Intuitively, you may think of directional relationships as a transferal of some abstract value between two parties. For example, when one chess player loses to another in chess, then the value (i.e. relative skill level) of the winner will increase and the value of the loser decrease. Furthermore, the amount of value that is transfered depends on the starting value of each party. For example, if a master chess player loses to a novice chess player in chess, then the relative skill level of the novice will dramatically increase. Conversely, if a novice chess player loses to a master chess player in chess, then that is to be expected. In this situation, the relative skill level of each player should remain roughly the same as before – the status quo.
Below you’ll see an illustration of a small graph with seven nodes and seven edges. The pagerank of each node is illustrated by shading it, where a darker color denotes a higher rank.
If you study this figure, you should notice that:
- Nodes 1 through 4 all have low rank, because no other nodes point to them
- Node 5 has a medium rank, because a low-rank node points to it
- Node 6 has high rank, because many low-rank nodes point to it
- Node 7 has the highest rank, because a high-rank node points to it, while it points to nothing
Compute pagerank with Python
The pageranks of the nodes in the example graph (see figure above) was computed in Python with the help of the networkx library, which can be installed with pip: pip install networkx
. The code that creates a graph and computes pagerank is listed below:
import networkx as nx
# Initialize directed graph
G = nx.DiGraph()
# Add edges (implicitely adds nodes)
G.add_edge(1,6)
G.add_edge(2,6)
G.add_edge(3,6)
G.add_edge(4,6)
G.add_edge(5,6)
G.add_edge(4,5)
G.add_edge(6,7)
# Compute pagerank (keys are node IDs, values are pageranks)
pr = nx.pagerank(G)
"""
{
1: 0.06242340798778012,
2: 0.06242340798778012,
3: 0.06242340798778012,
4: 0.06242340798778012,
5: 0.08895357136701444,
6: 0.32374552689540625,
7: 0.33760726978645894
}
"""
Notice that each nodes is represented by an integer ID, with no specific semantics tied to the nodes nor the edges.
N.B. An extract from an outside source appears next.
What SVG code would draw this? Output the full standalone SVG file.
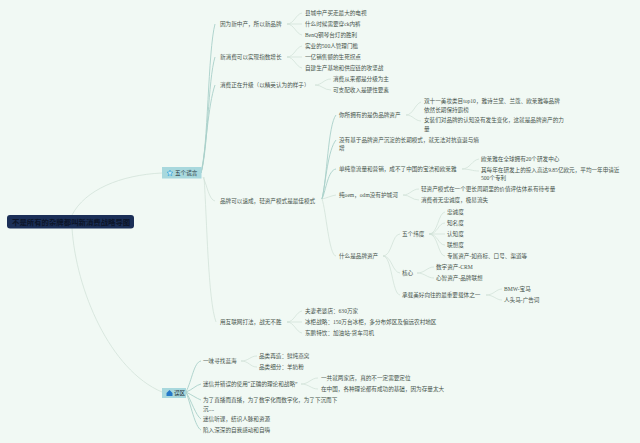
<svg xmlns="http://www.w3.org/2000/svg" width="640" height="443" viewBox="0 0 640 443">
<style>
text{font-family:"Liberation Serif","Noto Sans CJK SC",serif;font-size:5.6px;fill:#47544c;dominant-baseline:central}
#connectors path{fill:none;stroke:#cfdfd5;stroke-width:.7}
#connectors .t{stroke:#a9d0c9;stroke-width:.9}
</style>
<rect width="640" height="443" fill="#f1f9f4"/>
<g id="connectors">
<path d="M72 215C85 190 120 175 162 173"/>
<path d="M72 228C76 290 110 370 162 392"/>
<path class="t" d="M201 173C208 150 208 50 215 24"/>
<path class="t" d="M201 173C208 150 208 80 215 57"/>
<path class="t" d="M201 173C206 150 208 105 215 85"/>
<path d="M203 177C207 185 209 200 215 201"/>
<path d="M204 177C207 220 208 300 216 322"/>
<path d="M287 24C294 24 296 14 302 13M287 24H302M287 24C294 24 296 34 302 35"/>
<path d="M287 57C294 57 296 47 302 46M287 57H302M287 57C294 57 296 67 302 68"/>
<path d="M315 85C322 85 324 79 331 79M315 85C322 85 324 90 331 90"/>
<path class="t" d="M322 199C327 180 328 125 336 115"/>
<path class="t" d="M322 199C326 180 328 150 336 140"/>
<path class="t" d="M322 199C326 190 328 170 336 169"/>
<path d="M322 199C327 198 330 196 336 195"/>
<path d="M322 199C326 210 329 256 336 256"/>
<path d="M406 115C413 115 415 104 421 102M406 115C413 115 415 121 421 121"/>
<path d="M462 169C470 169 472 160 479 159M462 169C470 169 472 171 479 171"/>
<path d="M403 195C410 195 412 189 419 189M403 195C410 195 412 200 419 200"/>
<path d="M383 256C392 256 392 234 400 234M383 256C392 256 392 272 400 273M383 256C392 256 392 294 400 295"/>
<path d="M429 234C438 234 438 213 445 212M429 234C438 234 438 223 445 223M429 234H445M429 234C438 234 438 245 445 245M429 234C438 234 438 256 445 256"/>
<path d="M417 273C425 273 427 267 434 267M417 273C425 273 427 278 434 278"/>
<path d="M486 295C494 295 496 289 502 289M486 295C494 295 496 300 502 300"/>
<path d="M287 322C294 322 296 312 302 311M287 322H302M287 322C294 322 296 332 302 333"/>
<path class="t" d="M186 392C192 380 194 362 201 361"/>
<path class="t" d="M186 392C192 390 196 385 201 384"/>
<path class="t" d="M186 392C192 395 196 398 201 400"/>
<path class="t" d="M186 392C191 400 196 416 201 419"/>
<path class="t" d="M186 392C191 405 195 427 201 430"/>
<path d="M241 361C249 361 250 356 257 356M241 361C249 361 250 367 257 367"/>
<path d="M301 384C309 384 311 378 318 378M301 384C309 384 311 389 318 389"/>
</g>
<g id="root"><rect x="7" y="215" width="127" height="13.500" rx="3" fill="#1b2f57"/><text x="12" y="222" style="font-size:7.400px;fill:#0b1428;font-weight:700">不是所有的杂牌都叫新消费战略导图</text></g>
<g id="n-lies"><rect x="162" y="167" width="39.500" height="11.500" fill="#a8d8dd"/><polygon points="170,170 170.800,172 173,172.200 171.300,173.600 171.900,175.800 170,174.600 168.100,175.800 168.700,173.600 167,172.200 169.200,172" fill="#cdeaf2" stroke="#2ea0dc" stroke-width=".6"/><text x="175" y="173" style="fill:#26323a">五个谎言</text></g>
<g id="n-wrong"><rect x="162" y="388" width="24" height="10" fill="#a8d8dd"/><path d="M169.500 390L166.500 393V396H172.500V393Z" fill="#2478c8"/><text x="174" y="393" style="fill:#26323a">误区</text></g>
<g id="n1"><text x="220" y="24">因为新中产，所以新品牌</text></g>
<g id="n2"><text x="220" y="57">新消费可以实现指数增长</text></g>
<g id="n3"><text x="220" y="85">消费正在升级（以精英认为的样子）</text></g>
<g id="n4"><text x="220" y="201">品牌可以速成，轻资产模式是最佳模式</text></g>
<g id="n5"><text x="220" y="322">用互联网打法，战无不胜</text></g>
<g id="n6"><text x="305" y="13">县城中产买走最大的电视</text></g>
<g id="n7"><text x="305" y="24">什么时候需要穿ck内裤</text></g>
<g id="n8"><text x="305" y="35">BenQ钢琴台灯的胜利</text></g>
<g id="n9"><text x="305" y="46">实业的500人管理门槛</text></g>
<g id="n10"><text x="305" y="57">一亿销售额的生死拐点</text></g>
<g id="n11"><text x="305" y="68">自建生产基地和供应链的攻坚战</text></g>
<g id="n12"><text x="333" y="79">消费从来都是分级为主</text></g>
<g id="n13"><text x="333" y="90">可支配收入是硬性要素</text></g>
<g id="n14"><text x="339" y="115">你所拥有的是伪品牌资产</text></g>
<g id="n15"><text x="424" y="101">双十一美妆类目top10，雅诗兰黛、兰蔻、欧莱雅等品牌</text><text x="424" y="110">依然长期保持霸榜</text></g>
<g id="n16"><text x="424" y="120">女装们对品牌的认知没有发生变化，这就是品牌资产的力</text><text x="424" y="129">量</text></g>
<g id="n17"><text x="339" y="140">没有基于品牌资产沉淀的长期模式，就无法对抗衰退与熵</text><text x="339" y="148">增</text></g>
<g id="n18"><text x="339" y="169">单纯靠流量和营销，成不了中国的宝洁和欧莱雅</text></g>
<g id="n19"><text x="481" y="159">欧莱雅在全球拥有20个研发中心</text></g>
<g id="n20"><text x="481" y="170">其每年在研发上的投入高达9.85亿欧元，平均一年申请近</text><text x="481" y="178">500个专利</text></g>
<g id="n21"><text x="339" y="195">纯oem，odm没有护城河</text></g>
<g id="n22"><text x="421" y="189">轻资产模式在一个更长周期里的价值评估体系有待考量</text></g>
<g id="n23"><text x="421" y="200">消费者无忠诚度，极易流失</text></g>
<g id="n24"><text x="339" y="256">什么是品牌资产</text></g>
<g id="n25"><text x="402" y="234">五个纬度</text></g>
<g id="n26"><text x="447" y="212">忠诚度</text></g>
<g id="n27"><text x="447" y="223">知名度</text></g>
<g id="n28"><text x="447" y="234">认知度</text></g>
<g id="n29"><text x="447" y="245">联想度</text></g>
<g id="n30"><text x="447" y="256">专属资产-如商标、口号、渠道等</text></g>
<g id="n31"><text x="402" y="273">核心</text></g>
<g id="n32"><text x="436" y="267">数字资产-CRM</text></g>
<g id="n33"><text x="436" y="278">心智资产-品牌联想</text></g>
<g id="n34"><text x="402" y="295">承载美好向往的最重要载体之一</text></g>
<g id="n35"><text x="504" y="289">BMW-宝马</text></g>
<g id="n36"><text x="504" y="300">人头马-广告词</text></g>
<g id="n37"><text x="305" y="311">夫妻老婆店：630万家</text></g>
<g id="n38"><text x="305" y="322">冰柜战略：150万台冰柜，多分布郊区及偏远农村地区</text></g>
<g id="n39"><text x="305" y="333">东鹏特饮：加油站-货车司机</text></g>
<g id="n40"><text x="203" y="361">一味寻找蓝海</text></g>
<g id="n41"><text x="259" y="356">品类再造：鲜炖燕窝</text></g>
<g id="n42"><text x="259" y="367">品类细分：羊奶粉</text></g>
<g id="n43"><text x="203" y="384">迷信并错误的使用“正确的理论和战略”</text></g>
<g id="n44"><text x="321" y="378">一共就两家店，真的不一定需要定位</text></g>
<g id="n45"><text x="321" y="389">在中国，各种理论都有成功的基础，因为存量太大</text></g>
<g id="n46"><text x="203" y="400">为了直播而直播，为了数字化而数字化，为了下沉而下</text><text x="203" y="409">沉....</text></g>
<g id="n47"><text x="203" y="419">迷信听课，结识人脉和资源</text></g>
<g id="n48"><text x="203" y="430">陷入深深的自我感动和自嗨</text></g>
</svg>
In other words, the graph could equally well represent relationships between web pages, scientists and chess players (or something else entirely).
If your relationships can be assigned weights, e.g. the strength of a victory in chess or the prominence of a link on a web page, then you can add weights to the edges in the graph. Luckily, weighted edges can be easily added in networkx:
G.add_edge(1, 2, weight=0.5)
Dealing with time
You may ask yourself, should a chess game that took place last year impact a player’s rank as much as a game that was won or lost just last week? In many situations, the most meaningful answer would be no. A good way to represent the passing of time in a relationship graph is to use edge weights that decrease over time by some function. For example, an exponential decay function can be used, such that relationships that were formed a long time ago have exponentially lower weight than recently formed relationships. This can be achieved in Python with the ** operator with a negative exponent:
time_decayed_weight = max(.00001, time_passed) ** -1
G.add_edge(1, 2, weight=time_decayed_weight)
We use the trick max(.00001, time_passed)
to ensure that we do not raise zero to the power of a negative number. The unit of time passed depends on the domain, and is not essential to the computation. For example, the unit could be milliseconds, years or millennia.